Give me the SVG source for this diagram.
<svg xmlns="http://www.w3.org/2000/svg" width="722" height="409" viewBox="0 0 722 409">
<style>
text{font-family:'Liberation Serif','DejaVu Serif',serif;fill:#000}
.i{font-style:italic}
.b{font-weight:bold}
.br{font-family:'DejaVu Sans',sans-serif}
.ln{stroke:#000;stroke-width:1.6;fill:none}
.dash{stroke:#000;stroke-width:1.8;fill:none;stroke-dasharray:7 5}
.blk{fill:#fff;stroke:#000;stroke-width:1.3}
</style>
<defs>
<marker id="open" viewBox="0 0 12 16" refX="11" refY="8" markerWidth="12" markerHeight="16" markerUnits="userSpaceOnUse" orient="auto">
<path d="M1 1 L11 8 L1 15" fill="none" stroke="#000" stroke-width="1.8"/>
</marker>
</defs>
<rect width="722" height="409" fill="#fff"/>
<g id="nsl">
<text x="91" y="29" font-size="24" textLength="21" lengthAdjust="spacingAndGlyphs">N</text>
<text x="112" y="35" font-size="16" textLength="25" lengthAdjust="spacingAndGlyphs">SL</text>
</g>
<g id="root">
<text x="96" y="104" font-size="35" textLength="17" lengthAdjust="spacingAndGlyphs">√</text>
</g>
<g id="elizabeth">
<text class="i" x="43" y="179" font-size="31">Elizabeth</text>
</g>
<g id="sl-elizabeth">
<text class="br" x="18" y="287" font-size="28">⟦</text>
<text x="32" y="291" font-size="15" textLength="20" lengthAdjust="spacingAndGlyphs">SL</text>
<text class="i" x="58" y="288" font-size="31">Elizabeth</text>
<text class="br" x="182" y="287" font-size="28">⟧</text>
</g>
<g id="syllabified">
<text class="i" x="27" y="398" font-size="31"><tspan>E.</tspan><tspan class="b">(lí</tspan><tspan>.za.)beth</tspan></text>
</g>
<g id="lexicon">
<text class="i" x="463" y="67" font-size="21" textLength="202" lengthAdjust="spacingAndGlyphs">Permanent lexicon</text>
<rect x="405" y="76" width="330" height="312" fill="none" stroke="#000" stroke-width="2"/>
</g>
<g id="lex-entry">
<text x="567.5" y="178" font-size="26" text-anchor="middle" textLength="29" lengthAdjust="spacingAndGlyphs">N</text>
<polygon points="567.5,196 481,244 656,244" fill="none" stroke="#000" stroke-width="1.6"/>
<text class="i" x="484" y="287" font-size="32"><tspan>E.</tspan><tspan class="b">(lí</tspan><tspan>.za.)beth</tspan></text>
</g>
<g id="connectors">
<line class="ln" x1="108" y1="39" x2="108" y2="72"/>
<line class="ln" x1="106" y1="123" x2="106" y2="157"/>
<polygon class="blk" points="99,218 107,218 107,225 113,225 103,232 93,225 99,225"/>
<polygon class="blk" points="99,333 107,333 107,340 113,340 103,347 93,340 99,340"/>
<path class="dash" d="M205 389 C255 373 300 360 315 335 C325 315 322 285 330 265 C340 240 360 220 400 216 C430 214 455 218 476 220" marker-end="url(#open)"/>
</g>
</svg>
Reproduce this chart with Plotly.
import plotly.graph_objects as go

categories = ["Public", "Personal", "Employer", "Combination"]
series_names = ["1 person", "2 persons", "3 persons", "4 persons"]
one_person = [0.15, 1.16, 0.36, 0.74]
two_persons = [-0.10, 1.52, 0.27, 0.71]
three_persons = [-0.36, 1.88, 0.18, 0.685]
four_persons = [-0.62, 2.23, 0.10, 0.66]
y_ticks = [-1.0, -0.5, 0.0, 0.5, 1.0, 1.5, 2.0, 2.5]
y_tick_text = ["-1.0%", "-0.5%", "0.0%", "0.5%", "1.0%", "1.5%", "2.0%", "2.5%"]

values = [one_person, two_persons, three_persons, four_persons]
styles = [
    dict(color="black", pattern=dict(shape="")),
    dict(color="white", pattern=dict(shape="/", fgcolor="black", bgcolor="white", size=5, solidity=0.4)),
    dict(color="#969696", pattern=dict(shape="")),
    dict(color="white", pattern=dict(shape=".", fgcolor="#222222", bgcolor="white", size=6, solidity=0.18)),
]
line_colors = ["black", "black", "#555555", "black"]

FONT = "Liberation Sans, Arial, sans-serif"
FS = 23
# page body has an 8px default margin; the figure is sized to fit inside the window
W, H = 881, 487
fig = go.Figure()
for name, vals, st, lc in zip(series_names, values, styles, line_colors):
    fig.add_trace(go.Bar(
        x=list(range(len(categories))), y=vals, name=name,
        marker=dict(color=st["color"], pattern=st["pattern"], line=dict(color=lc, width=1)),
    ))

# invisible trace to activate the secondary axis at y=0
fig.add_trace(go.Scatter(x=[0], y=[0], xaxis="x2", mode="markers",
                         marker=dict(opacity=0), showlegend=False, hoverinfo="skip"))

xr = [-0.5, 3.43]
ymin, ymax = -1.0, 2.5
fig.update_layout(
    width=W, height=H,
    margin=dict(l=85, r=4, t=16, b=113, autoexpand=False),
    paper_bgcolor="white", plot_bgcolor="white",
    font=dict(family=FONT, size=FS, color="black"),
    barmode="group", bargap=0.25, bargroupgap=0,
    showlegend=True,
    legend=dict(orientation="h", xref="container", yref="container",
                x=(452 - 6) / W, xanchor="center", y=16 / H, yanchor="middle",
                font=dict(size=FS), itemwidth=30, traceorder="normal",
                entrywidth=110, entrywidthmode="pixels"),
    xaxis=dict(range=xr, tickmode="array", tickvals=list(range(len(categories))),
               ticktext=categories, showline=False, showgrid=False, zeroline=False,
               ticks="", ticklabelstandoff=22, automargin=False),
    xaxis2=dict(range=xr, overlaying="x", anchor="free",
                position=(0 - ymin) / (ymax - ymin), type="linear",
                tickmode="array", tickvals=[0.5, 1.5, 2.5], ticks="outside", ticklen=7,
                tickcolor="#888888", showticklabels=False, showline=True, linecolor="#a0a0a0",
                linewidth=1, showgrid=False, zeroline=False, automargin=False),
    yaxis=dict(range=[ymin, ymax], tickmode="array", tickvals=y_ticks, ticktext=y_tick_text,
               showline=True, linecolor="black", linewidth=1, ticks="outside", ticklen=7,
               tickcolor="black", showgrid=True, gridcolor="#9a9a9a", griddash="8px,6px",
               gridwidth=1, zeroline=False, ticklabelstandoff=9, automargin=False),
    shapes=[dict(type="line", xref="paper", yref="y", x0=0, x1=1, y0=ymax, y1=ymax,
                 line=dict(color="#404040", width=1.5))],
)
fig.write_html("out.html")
----
- [TASK STATEMENT]: Go through the records above and set each one down exactly, please.

- [FULL OUTPUT]:
Give me the SVG source for this diagram.
<svg xmlns="http://www.w3.org/2000/svg" width="722" height="409" viewBox="0 0 722 409">
<style>
text{font-family:'Liberation Serif','DejaVu Serif',serif;fill:#000}
.i{font-style:italic}
.b{font-weight:bold}
.br{font-family:'DejaVu Sans',sans-serif}
.ln{stroke:#000;stroke-width:1.6;fill:none}
.dash{stroke:#000;stroke-width:1.8;fill:none;stroke-dasharray:7 5}
.blk{fill:#fff;stroke:#000;stroke-width:1.3}
</style>
<defs>
<marker id="open" viewBox="0 0 12 16" refX="11" refY="8" markerWidth="12" markerHeight="16" markerUnits="userSpaceOnUse" orient="auto">
<path d="M1 1 L11 8 L1 15" fill="none" stroke="#000" stroke-width="1.8"/>
</marker>
</defs>
<rect width="722" height="409" fill="#fff"/>
<g id="nsl">
<text x="91" y="29" font-size="24" textLength="21" lengthAdjust="spacingAndGlyphs">N</text>
<text x="112" y="35" font-size="16" textLength="25" lengthAdjust="spacingAndGlyphs">SL</text>
</g>
<g id="root">
<text x="96" y="104" font-size="35" textLength="17" lengthAdjust="spacingAndGlyphs">√</text>
</g>
<g id="elizabeth">
<text class="i" x="43" y="179" font-size="31">Elizabeth</text>
</g>
<g id="sl-elizabeth">
<text class="br" x="18" y="287" font-size="28">⟦</text>
<text x="32" y="291" font-size="15" textLength="20" lengthAdjust="spacingAndGlyphs">SL</text>
<text class="i" x="58" y="288" font-size="31">Elizabeth</text>
<text class="br" x="182" y="287" font-size="28">⟧</text>
</g>
<g id="syllabified">
<text class="i" x="27" y="398" font-size="31"><tspan>E.</tspan><tspan class="b">(lí</tspan><tspan>.za.)beth</tspan></text>
</g>
<g id="lexicon">
<text class="i" x="463" y="67" font-size="21" textLength="202" lengthAdjust="spacingAndGlyphs">Permanent lexicon</text>
<rect x="405" y="76" width="330" height="312" fill="none" stroke="#000" stroke-width="2"/>
</g>
<g id="lex-entry">
<text x="567.5" y="178" font-size="26" text-anchor="middle" textLength="29" lengthAdjust="spacingAndGlyphs">N</text>
<polygon points="567.5,196 481,244 656,244" fill="none" stroke="#000" stroke-width="1.6"/>
<text class="i" x="484" y="287" font-size="32"><tspan>E.</tspan><tspan class="b">(lí</tspan><tspan>.za.)beth</tspan></text>
</g>
<g id="connectors">
<line class="ln" x1="108" y1="39" x2="108" y2="72"/>
<line class="ln" x1="106" y1="123" x2="106" y2="157"/>
<polygon class="blk" points="99,218 107,218 107,225 113,225 103,232 93,225 99,225"/>
<polygon class="blk" points="99,333 107,333 107,340 113,340 103,347 93,340 99,340"/>
<path class="dash" d="M205 389 C255 373 300 360 315 335 C325 315 322 285 330 265 C340 240 360 220 400 216 C430 214 455 218 476 220" marker-end="url(#open)"/>
</g>
</svg>
Reproduce this chart with Plotly.
import plotly.graph_objects as go

categories = ["Public", "Personal", "Employer", "Combination"]
series_names = ["1 person", "2 persons", "3 persons", "4 persons"]
one_person = [0.15, 1.16, 0.36, 0.74]
two_persons = [-0.10, 1.52, 0.27, 0.71]
three_persons = [-0.36, 1.88, 0.18, 0.685]
four_persons = [-0.62, 2.23, 0.10, 0.66]
y_ticks = [-1.0, -0.5, 0.0, 0.5, 1.0, 1.5, 2.0, 2.5]
y_tick_text = ["-1.0%", "-0.5%", "0.0%", "0.5%", "1.0%", "1.5%", "2.0%", "2.5%"]

values = [one_person, two_persons, three_persons, four_persons]
styles = [
    dict(color="black", pattern=dict(shape="")),
    dict(color="white", pattern=dict(shape="/", fgcolor="black", bgcolor="white", size=5, solidity=0.4)),
    dict(color="#969696", pattern=dict(shape="")),
    dict(color="white", pattern=dict(shape=".", fgcolor="#222222", bgcolor="white", size=6, solidity=0.18)),
]
line_colors = ["black", "black", "#555555", "black"]

FONT = "Liberation Sans, Arial, sans-serif"
FS = 23
# page body has an 8px default margin; the figure is sized to fit inside the window
W, H = 881, 487
fig = go.Figure()
for name, vals, st, lc in zip(series_names, values, styles, line_colors):
    fig.add_trace(go.Bar(
        x=list(range(len(categories))), y=vals, name=name,
        marker=dict(color=st["color"], pattern=st["pattern"], line=dict(color=lc, width=1)),
    ))

# invisible trace to activate the secondary axis at y=0
fig.add_trace(go.Scatter(x=[0], y=[0], xaxis="x2", mode="markers",
                         marker=dict(opacity=0), showlegend=False, hoverinfo="skip"))

xr = [-0.5, 3.43]
ymin, ymax = -1.0, 2.5
fig.update_layout(
    width=W, height=H,
    margin=dict(l=85, r=4, t=16, b=113, autoexpand=False),
    paper_bgcolor="white", plot_bgcolor="white",
    font=dict(family=FONT, size=FS, color="black"),
    barmode="group", bargap=0.25, bargroupgap=0,
    showlegend=True,
    legend=dict(orientation="h", xref="container", yref="container",
                x=(452 - 6) / W, xanchor="center", y=16 / H, yanchor="middle",
                font=dict(size=FS), itemwidth=30, traceorder="normal",
                entrywidth=110, entrywidthmode="pixels"),
    xaxis=dict(range=xr, tickmode="array", tickvals=list(range(len(categories))),
               ticktext=categories, showline=False, showgrid=False, zeroline=False,
               ticks="", ticklabelstandoff=22, automargin=False),
    xaxis2=dict(range=xr, overlaying="x", anchor="free",
                position=(0 - ymin) / (ymax - ymin), type="linear",
                tickmode="array", tickvals=[0.5, 1.5, 2.5], ticks="outside", ticklen=7,
                tickcolor="#888888", showticklabels=False, showline=True, linecolor="#a0a0a0",
                linewidth=1, showgrid=False, zeroline=False, automargin=False),
    yaxis=dict(range=[ymin, ymax], tickmode="array", tickvals=y_ticks, ticktext=y_tick_text,
               showline=True, linecolor="black", linewidth=1, ticks="outside", ticklen=7,
               tickcolor="black", showgrid=True, gridcolor="#9a9a9a", griddash="8px,6px",
               gridwidth=1, zeroline=False, ticklabelstandoff=9, automargin=False),
    shapes=[dict(type="line", xref="paper", yref="y", x0=0, x1=1, y0=ymax, y1=ymax,
                 line=dict(color="#404040", width=1.5))],
)
fig.write_html("out.html")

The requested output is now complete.